Today’s article is entitled “Making Education Brain Science,” written by Jenny Anderson and published in the New York Times. You can find the article here: http://www.nytimes.com/2012/04/15/nyregion/at-the-blue-school-kindergarten-curriculum-includes-neurology.html?_r=1. This article explores the alternative teaching methods used at an elementary school in Manhattan named the Blue School. This school attempts to use current research related to child development to develop its curriculum and has an increased and intentional focus on emotions and developing social skills.
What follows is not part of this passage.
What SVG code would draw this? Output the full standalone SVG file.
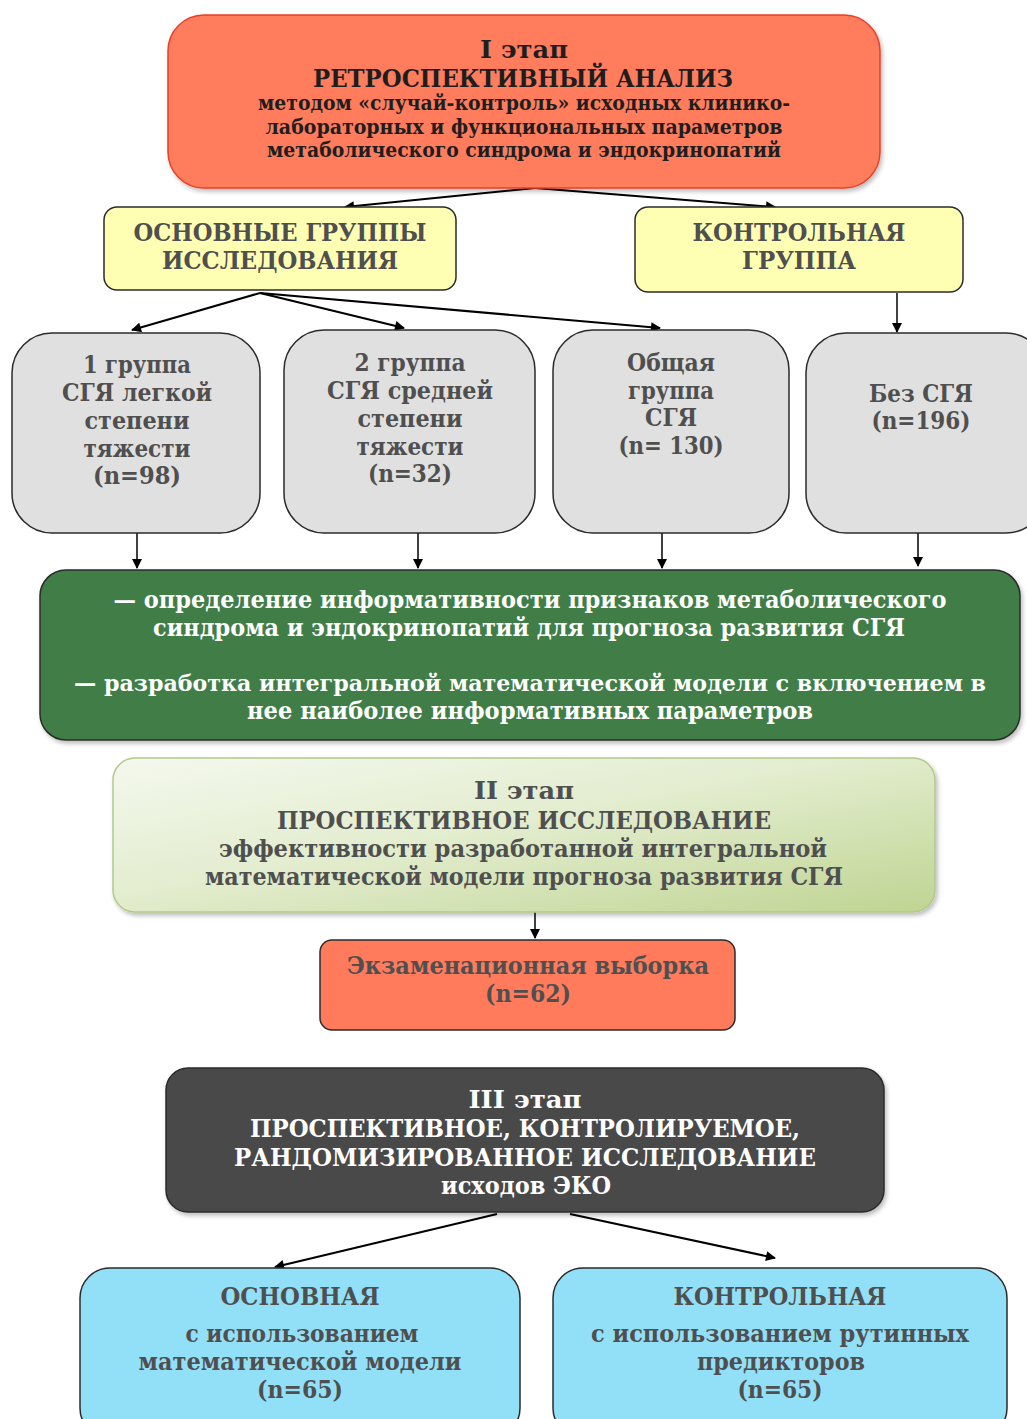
<svg xmlns="http://www.w3.org/2000/svg" width="1027" height="1419" viewBox="0 0 1027 1419">
<defs>
<style>
text{font-family:"DejaVu Serif","Liberation Serif",serif;font-weight:bold;text-anchor:middle}
.big{font-size:25px}
.mid{font-size:24px}
.sm{font-size:20px}
.dk{fill:#1e1e1e}
.gr{fill:#4f4f4f}
.wh{fill:#ffffff}
.box{stroke:#2b2b2b;stroke-width:1.5}
.con{stroke:#000;stroke-width:2;fill:none;marker-end:url(#ah)}
.conv{stroke:#000;stroke-width:1.5;fill:none;marker-end:url(#ah)}
</style>
<marker id="ah" viewBox="0 0 10 10" refX="9" refY="5" markerWidth="12" markerHeight="10" markerUnits="userSpaceOnUse" orient="auto">
<path d="M0,0 L10,5 L0,10 Z" fill="#000"/>
</marker>
<linearGradient id="g2" x1="0" y1="0" x2="1" y2="1">
<stop offset="0" stop-color="#f4f8ee"/>
<stop offset="0.45" stop-color="#e3edcf"/>
<stop offset="1" stop-color="#bfd492"/>
</linearGradient>
<filter id="sh" x="-5%" y="-5%" width="110%" height="120%">
<feDropShadow dx="2" dy="3" stdDeviation="2" flood-color="#000" flood-opacity="0.25"/>
</filter>
</defs>

<g id="connectors">
<line class="con" x1="535" y1="188" x2="345" y2="207"/>
<line class="con" x1="535" y1="188" x2="775" y2="207"/>
<line class="con" x1="260" y1="293" x2="132" y2="330"/>
<line class="con" x1="260" y1="293" x2="404" y2="328"/>
<line class="con" x1="260" y1="293" x2="660" y2="328"/>
<line class="conv" x1="897" y1="293" x2="897" y2="332"/>
<line class="conv" x1="137" y1="533" x2="137" y2="568"/>
<line class="conv" x1="418" y1="533" x2="418" y2="568"/>
<line class="conv" x1="662" y1="533" x2="662" y2="568"/>
<line class="conv" x1="918" y1="533" x2="918" y2="566"/>
<line class="conv" x1="535" y1="912" x2="535" y2="938"/>
<line class="con" x1="497" y1="1214" x2="275" y2="1267"/>
<line class="con" x1="570" y1="1214" x2="775" y2="1258"/>
</g>

<g id="stage1">
<rect x="168" y="15" width="712" height="173" rx="36" fill="#ff7b5c" stroke="#e8402a" stroke-width="1.5" filter="url(#sh)"/>
<text class="big dk" x="524" y="58" textLength="88" lengthAdjust="spacingAndGlyphs">I этап</text>
<text class="big dk" x="523" y="87" textLength="420" lengthAdjust="spacingAndGlyphs">РЕТРОСПЕКТИВНЫЙ АНАЛИЗ</text>
<text class="sm dk" x="524" y="110" textLength="532" lengthAdjust="spacingAndGlyphs">методом «случай-контроль» исходных клинико-</text>
<text class="sm dk" x="524" y="134" textLength="517" lengthAdjust="spacingAndGlyphs">лабораторных и функциональных параметров</text>
<text class="sm dk" x="524" y="157" textLength="514" lengthAdjust="spacingAndGlyphs">метаболического синдрома и эндокринопатий</text>
</g>

<g id="main-groups">
<rect class="box" x="104" y="207" width="352" height="83" rx="13" fill="#ffffb3"/>
<text class="big gr" x="280" y="241" textLength="293" lengthAdjust="spacingAndGlyphs">ОСНОВНЫЕ ГРУППЫ</text>
<text class="big gr" x="280" y="269" textLength="236" lengthAdjust="spacingAndGlyphs">ИССЛЕДОВАНИЯ</text>
</g>

<g id="control-group">
<rect class="box" x="635" y="207" width="328" height="85" rx="13" fill="#ffffb3"/>
<text class="big gr" x="799" y="241" textLength="213" lengthAdjust="spacingAndGlyphs">КОНТРОЛЬНАЯ</text>
<text class="big gr" x="799" y="269" textLength="114" lengthAdjust="spacingAndGlyphs">ГРУППА</text>
</g>

<g id="group1">
<rect class="box" x="12" y="333" width="248" height="200" rx="40" fill="#e0e0e0"/>
<text class="big gr" x="137" y="373" textLength="108" lengthAdjust="spacingAndGlyphs">1 группа</text>
<text class="big gr" x="137" y="401" textLength="150" lengthAdjust="spacingAndGlyphs">СГЯ легкой</text>
<text class="big gr" x="137" y="429" textLength="105" lengthAdjust="spacingAndGlyphs">степени</text>
<text class="big gr" x="137" y="457" textLength="107" lengthAdjust="spacingAndGlyphs">тяжести</text>
<text class="big gr" x="137" y="484" textLength="88" lengthAdjust="spacingAndGlyphs">(n=98)</text>
</g>

<g id="group2">
<rect class="box" x="284" y="330" width="251" height="203" rx="40" fill="#e0e0e0"/>
<text class="big gr" x="410" y="371" textLength="111" lengthAdjust="spacingAndGlyphs">2 группа</text>
<text class="big gr" x="410" y="399" textLength="166" lengthAdjust="spacingAndGlyphs">СГЯ средней</text>
<text class="big gr" x="410" y="427" textLength="105" lengthAdjust="spacingAndGlyphs">степени</text>
<text class="big gr" x="410" y="455" textLength="107" lengthAdjust="spacingAndGlyphs">тяжести</text>
<text class="big gr" x="410" y="482" textLength="84" lengthAdjust="spacingAndGlyphs">(n=32)</text>
</g>

<g id="group-total">
<rect class="box" x="553" y="330" width="236" height="203" rx="40" fill="#e0e0e0"/>
<text class="big gr" x="671" y="371" textLength="88" lengthAdjust="spacingAndGlyphs">Общая</text>
<text class="big gr" x="671" y="399" textLength="86" lengthAdjust="spacingAndGlyphs">группа</text>
<text class="big gr" x="671" y="426" textLength="52" lengthAdjust="spacingAndGlyphs">СГЯ</text>
<text class="big gr" x="671" y="454" textLength="105" lengthAdjust="spacingAndGlyphs">(n= 130)</text>
</g>

<g id="group-none">
<rect class="box" x="806" y="333" width="240" height="200" rx="40" fill="#e0e0e0"/>
<text class="big gr" x="921" y="402" textLength="104" lengthAdjust="spacingAndGlyphs">Без СГЯ</text>
<text class="big gr" x="921" y="429" textLength="99" lengthAdjust="spacingAndGlyphs">(n=196)</text>
</g>

<g id="analysis">
<rect class="box" x="40" y="570" width="980" height="170" rx="26" fill="#3f7d46" filter="url(#sh)"/>
<text class="mid wh" x="530" y="608" textLength="833" lengthAdjust="spacingAndGlyphs">— определение информативности признаков метаболического</text>
<text class="mid wh" x="529" y="636" textLength="752" lengthAdjust="spacingAndGlyphs">синдрома и эндокринопатий для прогноза развития СГЯ</text>
<text class="wh" style="font-size:22px" x="530" y="691" textLength="912" lengthAdjust="spacingAndGlyphs">— разработка интегральной математической модели с включением в</text>
<text class="mid wh" x="530" y="719" textLength="566" lengthAdjust="spacingAndGlyphs">нее наиболее информативных параметров</text>
</g>

<g id="stage2">
<rect x="113" y="758" width="822" height="154" rx="22" fill="url(#g2)" stroke="#b3c98a" stroke-width="1.5" filter="url(#sh)"/>
<text class="mid gr" x="524" y="799" textLength="100" lengthAdjust="spacingAndGlyphs">II этап</text>
<text class="mid gr" x="524" y="829" textLength="494" lengthAdjust="spacingAndGlyphs">ПРОСПЕКТИВНОЕ ИССЛЕДОВАНИЕ</text>
<text class="mid gr" x="523" y="857" textLength="608" lengthAdjust="spacingAndGlyphs">эффективности разработанной интегральной</text>
<text class="mid gr" x="524" y="885" textLength="638" lengthAdjust="spacingAndGlyphs">математической модели прогноза развития СГЯ</text>
</g>

<g id="exam-sample">
<rect class="box" x="320" y="940" width="415" height="90" rx="12" fill="#ff7b5c"/>
<text class="mid gr" x="528" y="974" textLength="362" lengthAdjust="spacingAndGlyphs">Экзаменационная выборка</text>
<text class="mid gr" x="528" y="1002" textLength="86" lengthAdjust="spacingAndGlyphs">(n=62)</text>
</g>

<g id="stage3">
<rect class="box" x="166" y="1068" width="718" height="144" rx="22" fill="#4a4a48" filter="url(#sh)"/>
<text class="mid wh" x="525" y="1108" textLength="113" lengthAdjust="spacingAndGlyphs">III этап</text>
<text class="mid wh" x="525" y="1137" textLength="550" lengthAdjust="spacingAndGlyphs">ПРОСПЕКТИВНОЕ, КОНТРОЛИРУЕМОЕ,</text>
<text class="mid wh" x="525" y="1166" textLength="582" lengthAdjust="spacingAndGlyphs">РАНДОМИЗИРОВАННОЕ ИССЛЕДОВАНИЕ</text>
<text class="mid wh" x="526" y="1194" textLength="170" lengthAdjust="spacingAndGlyphs">исходов ЭКО</text>
</g>

<g id="main-arm">
<rect class="box" x="80" y="1268" width="440" height="170" rx="30" fill="#92e0f8"/>
<text class="big gr" x="300" y="1305" textLength="159" lengthAdjust="spacingAndGlyphs">ОСНОВНАЯ</text>
<text class="big gr" x="302" y="1342" textLength="233" lengthAdjust="spacingAndGlyphs">с использованием</text>
<text class="big gr" x="300" y="1370" textLength="323" lengthAdjust="spacingAndGlyphs">математической модели</text>
<text class="big gr" x="300" y="1398" textLength="86" lengthAdjust="spacingAndGlyphs">(n=65)</text>
</g>

<g id="control-arm">
<rect class="box" x="553" y="1268" width="454" height="170" rx="30" fill="#92e0f8"/>
<text class="big gr" x="780" y="1305" textLength="213" lengthAdjust="spacingAndGlyphs">КОНТРОЛЬНАЯ</text>
<text class="big gr" x="780" y="1342" textLength="378" lengthAdjust="spacingAndGlyphs">с использованием рутинных</text>
<text class="big gr" x="781" y="1370" textLength="168" lengthAdjust="spacingAndGlyphs">предикторов</text>
<text class="big gr" x="780" y="1398" textLength="85" lengthAdjust="spacingAndGlyphs">(n=65)</text>
</g>
</svg>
It was particularly interesting for me to read about the field trip to the aquarium described in the article. The students were going to the aquarium, ostensibly, to learn about sharks. But the article makes it clear that the true focus of that trip was as much on planning the activity, as it was on participating in the activity. It seems that this type of experiential learning could be highly beneficial for children.
I am extremely fortunate that my parents placed such a focus on my education, telling me when I was looking at colleges that money was not an object when it came to my education, despite the fact that I do not come from a wealthy family. And, unquestionably, I received one of the best educations that money can buy.
And while the schools I attended prepared me well for future success in many ways, it would have been helpful to have had classes that were more focused on thinking critically and questioning what we read and hear every day in the news. These are important skills that lead to future success on both a professional, and a social level. In a world full of cable news channels, working round the clock to tell us what we should be thinking and why – it is important to be able to think for oneself when surrounded by all the noise.
I am not a parent, so I have not had to make the difficult choice about where to send my kids to school, but I have observed close friends trying to navigate these complex waters. Of course, school financing for public schools makes this all the more complicated. As wonderful as the Blue School sounds, it costs more than $30,000 per year – and that is just for elementary school.
Some questions that arose for me as I read this article: Have any of you chosen to send your kids to alternative schools? What type of alternative school? Do you think that public schools should have more flexibility to use these types of alternative teaching methods? Do you have concerns that many schools seem to just be “teaching to a test,” and may not have the flexibility to focus on some of the other critical skills that a balanced adult needs to function in society? And how in the world do parents afford to send their kids to school?
As usual, I imagine that those of you reading this will have much more insight into this issue than I, so please feel free to raise other issues that come to mind for you.
Thanks for reading!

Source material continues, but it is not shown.